» **Requirements**
Copy every line in the records below that contains the word "produces".

___ Material for this task

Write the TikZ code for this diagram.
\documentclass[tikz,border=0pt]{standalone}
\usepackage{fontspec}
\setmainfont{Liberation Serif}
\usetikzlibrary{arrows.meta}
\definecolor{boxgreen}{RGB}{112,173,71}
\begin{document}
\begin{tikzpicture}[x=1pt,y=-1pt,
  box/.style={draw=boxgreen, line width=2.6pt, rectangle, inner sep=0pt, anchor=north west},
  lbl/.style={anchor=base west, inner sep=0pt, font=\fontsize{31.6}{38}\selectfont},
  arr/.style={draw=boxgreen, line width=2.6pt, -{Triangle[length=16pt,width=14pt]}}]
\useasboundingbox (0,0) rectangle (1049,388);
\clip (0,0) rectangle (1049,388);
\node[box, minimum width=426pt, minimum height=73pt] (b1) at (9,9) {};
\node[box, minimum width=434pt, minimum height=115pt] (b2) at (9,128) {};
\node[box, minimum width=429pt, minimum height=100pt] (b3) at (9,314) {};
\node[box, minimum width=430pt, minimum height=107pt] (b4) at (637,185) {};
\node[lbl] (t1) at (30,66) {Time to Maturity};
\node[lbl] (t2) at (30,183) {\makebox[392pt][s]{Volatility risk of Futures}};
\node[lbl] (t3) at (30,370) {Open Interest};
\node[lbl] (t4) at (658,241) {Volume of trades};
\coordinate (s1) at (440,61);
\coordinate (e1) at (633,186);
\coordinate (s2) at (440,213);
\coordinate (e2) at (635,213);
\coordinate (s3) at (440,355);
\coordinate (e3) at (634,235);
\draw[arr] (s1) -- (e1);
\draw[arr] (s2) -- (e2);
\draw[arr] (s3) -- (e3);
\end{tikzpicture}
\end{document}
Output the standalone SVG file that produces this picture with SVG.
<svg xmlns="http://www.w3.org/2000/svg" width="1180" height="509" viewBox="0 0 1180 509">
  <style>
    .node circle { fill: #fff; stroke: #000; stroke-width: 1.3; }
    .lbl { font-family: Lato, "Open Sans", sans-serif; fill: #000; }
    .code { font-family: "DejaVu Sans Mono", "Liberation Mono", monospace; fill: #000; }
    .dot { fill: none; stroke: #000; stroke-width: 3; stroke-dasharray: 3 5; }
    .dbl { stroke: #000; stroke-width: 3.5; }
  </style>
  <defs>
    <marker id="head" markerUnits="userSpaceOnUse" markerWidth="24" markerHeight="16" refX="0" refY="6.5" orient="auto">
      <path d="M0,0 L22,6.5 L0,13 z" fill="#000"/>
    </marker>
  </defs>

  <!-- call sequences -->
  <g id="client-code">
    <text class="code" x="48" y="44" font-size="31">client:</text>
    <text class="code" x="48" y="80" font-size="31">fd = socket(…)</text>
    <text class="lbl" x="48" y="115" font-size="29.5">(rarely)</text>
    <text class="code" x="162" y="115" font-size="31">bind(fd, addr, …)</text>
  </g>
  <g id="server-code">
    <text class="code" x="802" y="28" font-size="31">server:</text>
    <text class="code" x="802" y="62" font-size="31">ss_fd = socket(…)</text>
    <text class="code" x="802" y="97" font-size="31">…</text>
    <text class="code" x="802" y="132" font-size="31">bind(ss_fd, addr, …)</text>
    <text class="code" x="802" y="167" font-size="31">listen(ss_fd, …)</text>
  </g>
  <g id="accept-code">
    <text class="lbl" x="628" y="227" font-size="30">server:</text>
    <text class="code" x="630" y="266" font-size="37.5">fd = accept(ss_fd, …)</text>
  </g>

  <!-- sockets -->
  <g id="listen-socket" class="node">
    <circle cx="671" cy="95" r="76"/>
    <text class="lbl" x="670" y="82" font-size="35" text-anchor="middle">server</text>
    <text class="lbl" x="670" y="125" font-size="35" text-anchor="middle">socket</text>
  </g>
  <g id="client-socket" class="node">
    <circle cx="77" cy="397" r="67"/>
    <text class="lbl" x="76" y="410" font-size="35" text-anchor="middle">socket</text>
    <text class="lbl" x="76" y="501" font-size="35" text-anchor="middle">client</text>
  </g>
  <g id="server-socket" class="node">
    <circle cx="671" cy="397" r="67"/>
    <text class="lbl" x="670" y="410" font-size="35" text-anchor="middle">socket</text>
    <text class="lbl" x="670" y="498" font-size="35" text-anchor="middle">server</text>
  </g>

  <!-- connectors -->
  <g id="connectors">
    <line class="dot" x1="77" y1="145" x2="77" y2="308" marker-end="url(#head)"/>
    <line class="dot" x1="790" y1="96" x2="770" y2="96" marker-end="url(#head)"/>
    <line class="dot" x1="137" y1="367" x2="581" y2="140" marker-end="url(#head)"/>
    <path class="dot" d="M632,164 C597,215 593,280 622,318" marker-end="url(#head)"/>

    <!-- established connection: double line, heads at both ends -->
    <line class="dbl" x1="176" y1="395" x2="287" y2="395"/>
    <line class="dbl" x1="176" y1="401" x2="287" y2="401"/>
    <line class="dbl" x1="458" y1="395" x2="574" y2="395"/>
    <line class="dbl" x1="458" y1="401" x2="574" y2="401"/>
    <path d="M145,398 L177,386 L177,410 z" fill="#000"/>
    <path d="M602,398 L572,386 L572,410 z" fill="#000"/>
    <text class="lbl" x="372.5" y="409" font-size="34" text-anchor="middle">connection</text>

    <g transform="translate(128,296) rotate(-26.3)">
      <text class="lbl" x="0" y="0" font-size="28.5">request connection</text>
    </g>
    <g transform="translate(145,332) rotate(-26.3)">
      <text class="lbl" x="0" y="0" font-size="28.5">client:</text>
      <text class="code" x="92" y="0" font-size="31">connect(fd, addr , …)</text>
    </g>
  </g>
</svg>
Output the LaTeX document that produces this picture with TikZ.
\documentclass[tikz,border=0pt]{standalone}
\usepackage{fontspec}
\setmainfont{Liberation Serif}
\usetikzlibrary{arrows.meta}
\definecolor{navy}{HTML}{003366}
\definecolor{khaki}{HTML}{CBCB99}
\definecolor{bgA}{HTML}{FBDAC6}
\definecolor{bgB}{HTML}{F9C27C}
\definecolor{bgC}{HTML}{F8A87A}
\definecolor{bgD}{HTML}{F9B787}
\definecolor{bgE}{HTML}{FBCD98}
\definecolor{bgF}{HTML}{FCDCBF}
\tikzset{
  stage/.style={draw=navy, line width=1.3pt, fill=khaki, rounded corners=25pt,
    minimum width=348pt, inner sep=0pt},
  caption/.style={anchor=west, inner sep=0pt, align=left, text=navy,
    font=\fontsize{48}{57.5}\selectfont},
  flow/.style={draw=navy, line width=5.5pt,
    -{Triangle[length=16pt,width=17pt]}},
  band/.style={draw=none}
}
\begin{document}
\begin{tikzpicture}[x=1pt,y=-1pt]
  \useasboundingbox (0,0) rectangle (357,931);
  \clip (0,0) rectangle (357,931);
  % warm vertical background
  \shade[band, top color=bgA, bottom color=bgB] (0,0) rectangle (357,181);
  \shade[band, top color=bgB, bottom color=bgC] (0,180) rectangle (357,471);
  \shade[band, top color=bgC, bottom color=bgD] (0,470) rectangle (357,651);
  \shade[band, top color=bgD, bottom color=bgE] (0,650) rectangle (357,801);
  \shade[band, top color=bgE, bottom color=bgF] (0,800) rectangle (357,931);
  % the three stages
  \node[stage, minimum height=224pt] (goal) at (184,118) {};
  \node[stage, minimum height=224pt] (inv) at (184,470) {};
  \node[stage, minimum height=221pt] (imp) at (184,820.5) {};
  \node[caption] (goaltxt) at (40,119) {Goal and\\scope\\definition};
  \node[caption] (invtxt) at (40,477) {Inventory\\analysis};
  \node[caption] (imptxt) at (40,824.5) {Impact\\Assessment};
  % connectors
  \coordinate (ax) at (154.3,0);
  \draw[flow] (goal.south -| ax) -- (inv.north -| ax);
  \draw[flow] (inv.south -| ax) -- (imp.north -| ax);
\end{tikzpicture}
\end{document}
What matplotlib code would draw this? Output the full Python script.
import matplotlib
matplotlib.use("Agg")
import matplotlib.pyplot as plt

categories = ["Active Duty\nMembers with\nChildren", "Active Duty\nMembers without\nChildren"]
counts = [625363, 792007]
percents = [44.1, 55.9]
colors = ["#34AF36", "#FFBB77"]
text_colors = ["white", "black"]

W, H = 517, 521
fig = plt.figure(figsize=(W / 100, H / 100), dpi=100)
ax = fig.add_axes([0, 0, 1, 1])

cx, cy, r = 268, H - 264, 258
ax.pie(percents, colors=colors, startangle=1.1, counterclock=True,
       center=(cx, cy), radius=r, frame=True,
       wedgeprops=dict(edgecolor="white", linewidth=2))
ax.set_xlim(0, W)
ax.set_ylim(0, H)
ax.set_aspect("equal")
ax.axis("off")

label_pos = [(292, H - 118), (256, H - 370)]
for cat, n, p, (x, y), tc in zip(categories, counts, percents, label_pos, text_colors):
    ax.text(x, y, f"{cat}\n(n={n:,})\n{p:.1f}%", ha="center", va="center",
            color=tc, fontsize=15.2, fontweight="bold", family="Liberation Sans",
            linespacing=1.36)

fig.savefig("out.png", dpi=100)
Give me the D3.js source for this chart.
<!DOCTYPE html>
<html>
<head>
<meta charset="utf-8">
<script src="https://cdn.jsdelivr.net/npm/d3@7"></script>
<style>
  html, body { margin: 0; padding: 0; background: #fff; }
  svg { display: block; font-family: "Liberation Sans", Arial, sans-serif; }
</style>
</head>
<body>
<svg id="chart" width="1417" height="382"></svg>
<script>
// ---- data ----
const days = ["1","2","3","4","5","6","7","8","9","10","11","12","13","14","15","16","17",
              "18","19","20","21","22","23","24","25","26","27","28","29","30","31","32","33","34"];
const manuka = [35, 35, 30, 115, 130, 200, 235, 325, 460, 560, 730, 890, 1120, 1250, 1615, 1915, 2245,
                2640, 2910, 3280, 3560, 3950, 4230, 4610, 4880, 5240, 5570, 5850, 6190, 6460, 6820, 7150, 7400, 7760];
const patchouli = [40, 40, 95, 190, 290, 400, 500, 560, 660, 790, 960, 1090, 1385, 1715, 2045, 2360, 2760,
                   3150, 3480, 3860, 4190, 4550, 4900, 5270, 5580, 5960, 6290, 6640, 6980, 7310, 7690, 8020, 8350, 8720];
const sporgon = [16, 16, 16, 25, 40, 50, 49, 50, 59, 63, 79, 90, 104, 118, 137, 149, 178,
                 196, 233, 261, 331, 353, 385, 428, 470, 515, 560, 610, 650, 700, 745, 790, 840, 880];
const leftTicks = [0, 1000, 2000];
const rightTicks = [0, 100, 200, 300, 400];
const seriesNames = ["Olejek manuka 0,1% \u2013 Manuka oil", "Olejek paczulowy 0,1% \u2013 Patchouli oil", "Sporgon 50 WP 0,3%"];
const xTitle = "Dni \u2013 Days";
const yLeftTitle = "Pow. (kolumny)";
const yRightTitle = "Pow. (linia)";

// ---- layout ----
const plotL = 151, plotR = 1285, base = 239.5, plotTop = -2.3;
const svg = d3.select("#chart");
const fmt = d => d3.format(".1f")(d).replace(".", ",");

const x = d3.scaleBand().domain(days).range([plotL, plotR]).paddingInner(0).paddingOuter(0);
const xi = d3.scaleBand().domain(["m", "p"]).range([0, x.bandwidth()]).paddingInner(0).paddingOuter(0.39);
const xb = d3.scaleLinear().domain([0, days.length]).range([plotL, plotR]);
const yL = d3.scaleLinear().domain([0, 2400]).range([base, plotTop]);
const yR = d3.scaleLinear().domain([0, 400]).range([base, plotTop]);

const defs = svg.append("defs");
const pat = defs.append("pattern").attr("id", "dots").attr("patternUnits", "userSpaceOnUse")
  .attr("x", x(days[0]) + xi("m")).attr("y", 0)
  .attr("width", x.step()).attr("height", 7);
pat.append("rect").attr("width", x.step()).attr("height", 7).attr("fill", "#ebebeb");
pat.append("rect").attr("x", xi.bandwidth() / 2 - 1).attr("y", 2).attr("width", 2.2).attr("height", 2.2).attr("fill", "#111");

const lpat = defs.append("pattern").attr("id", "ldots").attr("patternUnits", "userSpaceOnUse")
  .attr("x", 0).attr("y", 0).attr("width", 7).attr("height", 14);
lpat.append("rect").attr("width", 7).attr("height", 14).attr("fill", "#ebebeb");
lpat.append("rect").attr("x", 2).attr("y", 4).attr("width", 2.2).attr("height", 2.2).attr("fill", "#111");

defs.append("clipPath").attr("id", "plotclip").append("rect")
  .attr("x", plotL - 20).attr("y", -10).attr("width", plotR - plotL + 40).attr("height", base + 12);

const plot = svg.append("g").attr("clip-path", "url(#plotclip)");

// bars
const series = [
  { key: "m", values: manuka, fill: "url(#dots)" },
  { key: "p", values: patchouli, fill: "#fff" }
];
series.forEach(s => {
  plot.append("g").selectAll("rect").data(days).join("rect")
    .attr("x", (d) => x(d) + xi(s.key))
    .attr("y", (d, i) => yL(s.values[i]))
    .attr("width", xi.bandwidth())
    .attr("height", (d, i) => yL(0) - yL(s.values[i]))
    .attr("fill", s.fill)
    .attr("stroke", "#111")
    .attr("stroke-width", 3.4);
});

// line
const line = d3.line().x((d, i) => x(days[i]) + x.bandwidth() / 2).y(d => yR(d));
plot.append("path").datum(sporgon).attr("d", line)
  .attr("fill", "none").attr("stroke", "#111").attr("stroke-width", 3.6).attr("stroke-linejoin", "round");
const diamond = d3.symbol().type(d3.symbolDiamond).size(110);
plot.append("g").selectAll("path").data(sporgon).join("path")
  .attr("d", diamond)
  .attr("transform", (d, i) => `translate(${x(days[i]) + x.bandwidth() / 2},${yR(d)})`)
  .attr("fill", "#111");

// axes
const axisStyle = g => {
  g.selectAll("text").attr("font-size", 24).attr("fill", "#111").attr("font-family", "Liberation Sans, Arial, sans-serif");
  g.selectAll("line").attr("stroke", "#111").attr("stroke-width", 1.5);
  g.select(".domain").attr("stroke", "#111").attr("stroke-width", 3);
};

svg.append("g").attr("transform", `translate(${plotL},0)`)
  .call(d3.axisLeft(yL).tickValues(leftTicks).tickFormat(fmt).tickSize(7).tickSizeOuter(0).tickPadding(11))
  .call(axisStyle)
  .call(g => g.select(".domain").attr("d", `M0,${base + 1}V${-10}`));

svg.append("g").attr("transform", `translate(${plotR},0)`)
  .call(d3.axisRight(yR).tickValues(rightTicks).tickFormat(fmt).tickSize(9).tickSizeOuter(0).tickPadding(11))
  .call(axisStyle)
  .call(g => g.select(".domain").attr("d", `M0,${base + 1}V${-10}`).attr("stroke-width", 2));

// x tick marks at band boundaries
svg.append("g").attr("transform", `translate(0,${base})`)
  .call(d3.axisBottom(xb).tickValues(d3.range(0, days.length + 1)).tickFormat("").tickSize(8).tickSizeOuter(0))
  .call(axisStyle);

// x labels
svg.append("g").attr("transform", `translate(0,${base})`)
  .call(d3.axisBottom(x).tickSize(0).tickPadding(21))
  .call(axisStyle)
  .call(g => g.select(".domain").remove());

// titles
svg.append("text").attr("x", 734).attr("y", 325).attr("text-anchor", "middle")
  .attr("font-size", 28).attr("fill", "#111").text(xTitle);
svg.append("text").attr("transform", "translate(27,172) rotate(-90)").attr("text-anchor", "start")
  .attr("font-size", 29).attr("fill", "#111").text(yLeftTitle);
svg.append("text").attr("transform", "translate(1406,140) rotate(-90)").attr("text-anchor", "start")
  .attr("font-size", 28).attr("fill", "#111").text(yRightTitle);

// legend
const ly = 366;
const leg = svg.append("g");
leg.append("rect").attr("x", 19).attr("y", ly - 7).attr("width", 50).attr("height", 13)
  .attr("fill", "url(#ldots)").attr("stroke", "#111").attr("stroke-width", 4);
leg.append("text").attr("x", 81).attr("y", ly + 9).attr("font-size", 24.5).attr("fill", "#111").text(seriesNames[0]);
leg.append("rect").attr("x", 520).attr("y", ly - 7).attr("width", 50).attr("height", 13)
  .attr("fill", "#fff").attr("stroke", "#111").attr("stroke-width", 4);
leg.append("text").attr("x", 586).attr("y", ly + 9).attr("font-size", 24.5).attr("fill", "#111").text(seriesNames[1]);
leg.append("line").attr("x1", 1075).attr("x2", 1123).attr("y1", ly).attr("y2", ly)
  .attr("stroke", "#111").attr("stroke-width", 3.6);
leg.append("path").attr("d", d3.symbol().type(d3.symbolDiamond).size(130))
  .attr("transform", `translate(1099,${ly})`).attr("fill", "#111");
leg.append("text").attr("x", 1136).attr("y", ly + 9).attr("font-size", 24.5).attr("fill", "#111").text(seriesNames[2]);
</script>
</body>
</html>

______

» **Exercise answer**
Output the standalone SVG file that produces this picture with SVG.
Output the LaTeX document that produces this picture with TikZ.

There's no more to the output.